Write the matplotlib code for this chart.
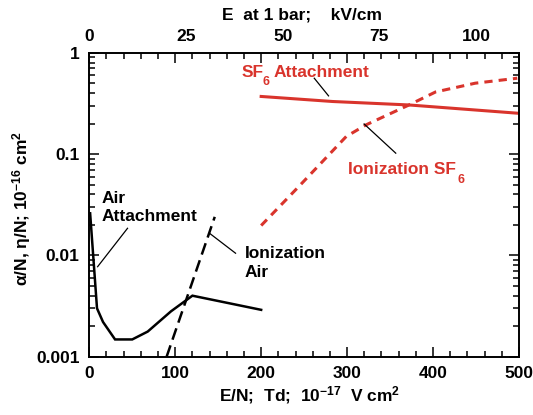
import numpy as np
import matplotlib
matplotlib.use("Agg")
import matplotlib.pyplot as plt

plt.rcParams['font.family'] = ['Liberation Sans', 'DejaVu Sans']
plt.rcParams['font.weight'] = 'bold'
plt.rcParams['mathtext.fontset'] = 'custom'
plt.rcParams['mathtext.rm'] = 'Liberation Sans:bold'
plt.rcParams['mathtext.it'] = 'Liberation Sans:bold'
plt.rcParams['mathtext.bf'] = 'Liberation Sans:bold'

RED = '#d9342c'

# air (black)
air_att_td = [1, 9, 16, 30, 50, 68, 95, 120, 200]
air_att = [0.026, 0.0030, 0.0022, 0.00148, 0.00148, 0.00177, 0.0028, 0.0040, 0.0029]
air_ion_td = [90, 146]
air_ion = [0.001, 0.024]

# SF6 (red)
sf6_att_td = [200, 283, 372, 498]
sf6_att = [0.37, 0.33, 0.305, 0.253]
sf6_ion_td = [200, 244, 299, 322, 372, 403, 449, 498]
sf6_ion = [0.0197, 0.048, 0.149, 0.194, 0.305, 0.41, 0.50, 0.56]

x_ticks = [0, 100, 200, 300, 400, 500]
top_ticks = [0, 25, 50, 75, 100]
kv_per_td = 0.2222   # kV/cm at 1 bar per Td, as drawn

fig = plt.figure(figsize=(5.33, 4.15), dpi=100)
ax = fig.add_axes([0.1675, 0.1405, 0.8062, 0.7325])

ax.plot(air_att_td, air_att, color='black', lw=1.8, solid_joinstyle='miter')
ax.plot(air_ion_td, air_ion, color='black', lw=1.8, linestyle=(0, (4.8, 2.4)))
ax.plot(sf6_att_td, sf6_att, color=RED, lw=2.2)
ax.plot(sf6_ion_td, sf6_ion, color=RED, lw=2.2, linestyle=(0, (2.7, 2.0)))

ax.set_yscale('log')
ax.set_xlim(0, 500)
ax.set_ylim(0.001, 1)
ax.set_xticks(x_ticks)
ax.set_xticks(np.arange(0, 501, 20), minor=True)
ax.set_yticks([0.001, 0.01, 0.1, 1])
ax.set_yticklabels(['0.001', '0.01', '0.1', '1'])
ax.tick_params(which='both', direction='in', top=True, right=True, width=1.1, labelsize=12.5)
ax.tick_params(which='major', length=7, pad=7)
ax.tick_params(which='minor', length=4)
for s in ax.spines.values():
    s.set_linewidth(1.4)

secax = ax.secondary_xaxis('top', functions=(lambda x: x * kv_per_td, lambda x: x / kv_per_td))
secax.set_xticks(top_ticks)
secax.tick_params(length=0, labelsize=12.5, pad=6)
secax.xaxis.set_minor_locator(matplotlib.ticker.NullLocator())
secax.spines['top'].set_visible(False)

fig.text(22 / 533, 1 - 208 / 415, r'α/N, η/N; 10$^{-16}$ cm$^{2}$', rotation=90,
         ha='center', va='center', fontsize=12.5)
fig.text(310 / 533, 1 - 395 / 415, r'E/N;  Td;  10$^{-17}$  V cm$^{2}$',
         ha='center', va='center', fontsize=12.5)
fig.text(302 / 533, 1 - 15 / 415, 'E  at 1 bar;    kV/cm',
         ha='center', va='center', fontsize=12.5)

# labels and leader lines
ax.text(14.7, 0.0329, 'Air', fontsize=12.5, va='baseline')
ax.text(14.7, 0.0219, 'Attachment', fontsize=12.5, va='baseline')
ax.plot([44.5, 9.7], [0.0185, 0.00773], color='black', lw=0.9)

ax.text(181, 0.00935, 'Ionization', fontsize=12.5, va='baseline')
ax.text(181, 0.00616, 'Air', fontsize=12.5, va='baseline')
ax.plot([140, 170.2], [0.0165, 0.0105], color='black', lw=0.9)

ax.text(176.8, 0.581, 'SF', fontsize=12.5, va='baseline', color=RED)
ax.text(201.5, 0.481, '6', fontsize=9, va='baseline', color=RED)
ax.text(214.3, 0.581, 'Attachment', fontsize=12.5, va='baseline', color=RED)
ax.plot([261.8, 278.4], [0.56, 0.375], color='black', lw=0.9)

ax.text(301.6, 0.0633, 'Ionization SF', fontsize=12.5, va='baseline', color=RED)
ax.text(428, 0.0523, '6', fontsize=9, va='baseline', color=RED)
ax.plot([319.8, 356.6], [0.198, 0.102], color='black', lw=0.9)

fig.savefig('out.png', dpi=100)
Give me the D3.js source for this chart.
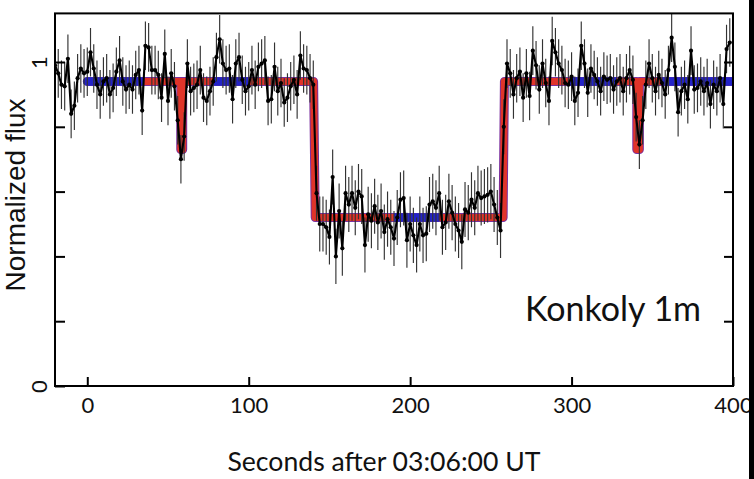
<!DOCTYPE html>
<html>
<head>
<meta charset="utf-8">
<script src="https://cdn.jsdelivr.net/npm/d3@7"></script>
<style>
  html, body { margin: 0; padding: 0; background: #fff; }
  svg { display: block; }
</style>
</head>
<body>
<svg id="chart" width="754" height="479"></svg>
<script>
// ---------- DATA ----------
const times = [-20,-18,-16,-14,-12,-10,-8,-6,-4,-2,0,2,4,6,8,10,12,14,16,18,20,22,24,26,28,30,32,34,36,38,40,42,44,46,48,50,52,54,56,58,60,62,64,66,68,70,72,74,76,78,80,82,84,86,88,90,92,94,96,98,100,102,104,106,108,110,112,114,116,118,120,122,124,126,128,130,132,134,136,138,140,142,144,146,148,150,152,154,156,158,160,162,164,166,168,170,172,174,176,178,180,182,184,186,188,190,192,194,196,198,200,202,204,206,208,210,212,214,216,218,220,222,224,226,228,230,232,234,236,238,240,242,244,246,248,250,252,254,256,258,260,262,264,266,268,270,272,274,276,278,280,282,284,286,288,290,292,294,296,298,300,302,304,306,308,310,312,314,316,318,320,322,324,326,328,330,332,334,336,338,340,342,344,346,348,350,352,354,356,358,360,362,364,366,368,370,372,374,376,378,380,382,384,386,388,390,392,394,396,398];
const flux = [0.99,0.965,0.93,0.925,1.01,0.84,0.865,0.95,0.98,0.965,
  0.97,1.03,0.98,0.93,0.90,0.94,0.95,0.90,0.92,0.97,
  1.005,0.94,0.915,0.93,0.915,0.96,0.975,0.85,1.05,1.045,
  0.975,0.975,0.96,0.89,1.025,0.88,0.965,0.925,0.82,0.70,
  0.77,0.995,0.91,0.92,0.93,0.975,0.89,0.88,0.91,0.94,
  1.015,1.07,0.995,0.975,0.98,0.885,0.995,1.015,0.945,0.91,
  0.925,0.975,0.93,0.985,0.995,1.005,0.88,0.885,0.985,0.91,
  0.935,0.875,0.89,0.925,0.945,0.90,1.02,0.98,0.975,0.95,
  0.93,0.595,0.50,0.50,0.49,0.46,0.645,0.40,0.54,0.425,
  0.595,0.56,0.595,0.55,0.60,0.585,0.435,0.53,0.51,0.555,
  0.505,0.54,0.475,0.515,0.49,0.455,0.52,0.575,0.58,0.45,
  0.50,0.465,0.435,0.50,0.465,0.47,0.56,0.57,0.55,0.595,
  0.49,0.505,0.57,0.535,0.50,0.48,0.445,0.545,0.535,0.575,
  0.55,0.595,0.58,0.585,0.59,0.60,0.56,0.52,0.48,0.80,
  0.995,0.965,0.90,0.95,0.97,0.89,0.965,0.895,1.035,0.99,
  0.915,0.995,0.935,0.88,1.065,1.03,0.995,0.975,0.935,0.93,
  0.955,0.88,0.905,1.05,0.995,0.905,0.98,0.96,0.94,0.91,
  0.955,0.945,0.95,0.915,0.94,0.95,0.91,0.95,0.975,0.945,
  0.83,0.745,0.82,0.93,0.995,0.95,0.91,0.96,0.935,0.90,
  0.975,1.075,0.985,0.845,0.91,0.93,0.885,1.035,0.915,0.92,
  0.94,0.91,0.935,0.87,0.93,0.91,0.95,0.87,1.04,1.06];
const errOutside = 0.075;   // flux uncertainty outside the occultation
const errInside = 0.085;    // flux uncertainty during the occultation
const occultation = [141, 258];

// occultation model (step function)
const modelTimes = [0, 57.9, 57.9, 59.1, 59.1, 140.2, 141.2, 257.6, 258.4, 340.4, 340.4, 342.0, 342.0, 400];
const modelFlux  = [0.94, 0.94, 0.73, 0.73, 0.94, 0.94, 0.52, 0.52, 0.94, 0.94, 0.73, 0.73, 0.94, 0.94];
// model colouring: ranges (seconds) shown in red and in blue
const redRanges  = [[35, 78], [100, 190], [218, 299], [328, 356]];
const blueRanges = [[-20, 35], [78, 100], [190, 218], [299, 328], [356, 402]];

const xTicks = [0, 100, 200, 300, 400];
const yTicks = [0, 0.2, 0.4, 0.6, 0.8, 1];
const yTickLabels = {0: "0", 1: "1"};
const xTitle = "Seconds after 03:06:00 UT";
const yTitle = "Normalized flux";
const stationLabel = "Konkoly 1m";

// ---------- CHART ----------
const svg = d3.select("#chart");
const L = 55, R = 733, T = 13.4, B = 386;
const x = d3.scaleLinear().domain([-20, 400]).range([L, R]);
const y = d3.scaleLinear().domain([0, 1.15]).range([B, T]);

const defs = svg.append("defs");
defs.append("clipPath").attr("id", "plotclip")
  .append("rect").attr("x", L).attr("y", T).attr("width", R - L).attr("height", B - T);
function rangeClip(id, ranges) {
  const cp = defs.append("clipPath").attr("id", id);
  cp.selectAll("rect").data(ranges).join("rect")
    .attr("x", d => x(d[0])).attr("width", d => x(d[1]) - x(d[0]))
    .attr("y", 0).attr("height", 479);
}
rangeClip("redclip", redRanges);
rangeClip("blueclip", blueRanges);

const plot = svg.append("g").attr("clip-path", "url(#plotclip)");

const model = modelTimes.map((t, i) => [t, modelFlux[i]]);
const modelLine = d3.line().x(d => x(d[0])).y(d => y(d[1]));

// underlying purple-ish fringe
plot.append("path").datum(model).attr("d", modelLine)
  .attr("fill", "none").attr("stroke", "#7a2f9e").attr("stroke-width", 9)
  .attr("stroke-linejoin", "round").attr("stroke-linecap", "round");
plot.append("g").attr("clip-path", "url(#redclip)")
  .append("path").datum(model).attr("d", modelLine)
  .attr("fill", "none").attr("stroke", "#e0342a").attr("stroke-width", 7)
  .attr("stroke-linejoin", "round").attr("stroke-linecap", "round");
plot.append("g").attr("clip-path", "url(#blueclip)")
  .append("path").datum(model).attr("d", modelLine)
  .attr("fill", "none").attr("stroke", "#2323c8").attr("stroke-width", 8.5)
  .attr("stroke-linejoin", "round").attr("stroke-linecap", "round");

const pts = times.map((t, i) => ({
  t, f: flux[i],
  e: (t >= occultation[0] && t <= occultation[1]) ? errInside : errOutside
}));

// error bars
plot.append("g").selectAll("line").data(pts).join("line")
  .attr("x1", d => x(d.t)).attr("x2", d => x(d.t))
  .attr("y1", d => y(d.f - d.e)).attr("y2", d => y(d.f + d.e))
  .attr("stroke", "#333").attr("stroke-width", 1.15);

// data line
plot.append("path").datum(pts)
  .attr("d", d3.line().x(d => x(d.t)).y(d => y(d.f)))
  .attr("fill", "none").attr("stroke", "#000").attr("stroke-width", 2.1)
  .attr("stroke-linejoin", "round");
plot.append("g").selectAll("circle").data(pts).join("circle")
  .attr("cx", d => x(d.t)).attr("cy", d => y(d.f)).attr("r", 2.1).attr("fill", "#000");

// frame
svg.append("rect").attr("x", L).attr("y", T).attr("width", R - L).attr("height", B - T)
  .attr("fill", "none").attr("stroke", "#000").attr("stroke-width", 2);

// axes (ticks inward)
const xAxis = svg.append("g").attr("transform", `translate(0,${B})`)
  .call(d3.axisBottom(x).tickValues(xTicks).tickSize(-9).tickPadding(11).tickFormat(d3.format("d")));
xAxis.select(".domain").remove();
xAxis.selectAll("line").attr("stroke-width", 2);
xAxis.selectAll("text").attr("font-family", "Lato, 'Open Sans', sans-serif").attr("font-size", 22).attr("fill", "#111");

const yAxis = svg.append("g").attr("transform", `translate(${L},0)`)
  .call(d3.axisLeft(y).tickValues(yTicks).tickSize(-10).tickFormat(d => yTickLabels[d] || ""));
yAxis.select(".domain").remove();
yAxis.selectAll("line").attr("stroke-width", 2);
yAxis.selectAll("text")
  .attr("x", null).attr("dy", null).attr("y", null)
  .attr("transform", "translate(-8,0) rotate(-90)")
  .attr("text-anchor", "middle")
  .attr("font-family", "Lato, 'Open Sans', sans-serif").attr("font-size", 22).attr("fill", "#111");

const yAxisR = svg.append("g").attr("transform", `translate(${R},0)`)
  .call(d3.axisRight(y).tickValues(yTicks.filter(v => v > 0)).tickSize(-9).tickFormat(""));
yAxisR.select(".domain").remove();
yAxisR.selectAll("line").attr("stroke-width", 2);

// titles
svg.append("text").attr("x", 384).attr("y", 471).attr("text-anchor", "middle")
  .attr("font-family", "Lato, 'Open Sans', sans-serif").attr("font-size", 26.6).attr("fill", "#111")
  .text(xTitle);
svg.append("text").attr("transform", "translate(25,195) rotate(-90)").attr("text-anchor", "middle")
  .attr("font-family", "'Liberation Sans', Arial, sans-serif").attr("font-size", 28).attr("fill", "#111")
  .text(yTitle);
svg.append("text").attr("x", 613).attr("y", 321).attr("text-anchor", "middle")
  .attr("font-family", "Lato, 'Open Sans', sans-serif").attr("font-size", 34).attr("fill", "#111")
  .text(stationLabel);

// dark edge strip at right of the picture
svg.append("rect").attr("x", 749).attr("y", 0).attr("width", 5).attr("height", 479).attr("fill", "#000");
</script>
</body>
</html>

*-*-*

◆ **Request**: Reproduce the records above from their first line to the line bearing "air_ion = [0.001, 0.024]", both ends included, leaving every picture out.

◆ **Response**:
Write the matplotlib code for this chart.
import numpy as np
import matplotlib
matplotlib.use("Agg")
import matplotlib.pyplot as plt

plt.rcParams['font.family'] = ['Liberation Sans', 'DejaVu Sans']
plt.rcParams['font.weight'] = 'bold'
plt.rcParams['mathtext.fontset'] = 'custom'
plt.rcParams['mathtext.rm'] = 'Liberation Sans:bold'
plt.rcParams['mathtext.it'] = 'Liberation Sans:bold'
plt.rcParams['mathtext.bf'] = 'Liberation Sans:bold'

RED = '#d9342c'

# air (black)
air_att_td = [1, 9, 16, 30, 50, 68, 95, 120, 200]
air_att = [0.026, 0.0030, 0.0022, 0.00148, 0.00148, 0.00177, 0.0028, 0.0040, 0.0029]
air_ion_td = [90, 146]
air_ion = [0.001, 0.024]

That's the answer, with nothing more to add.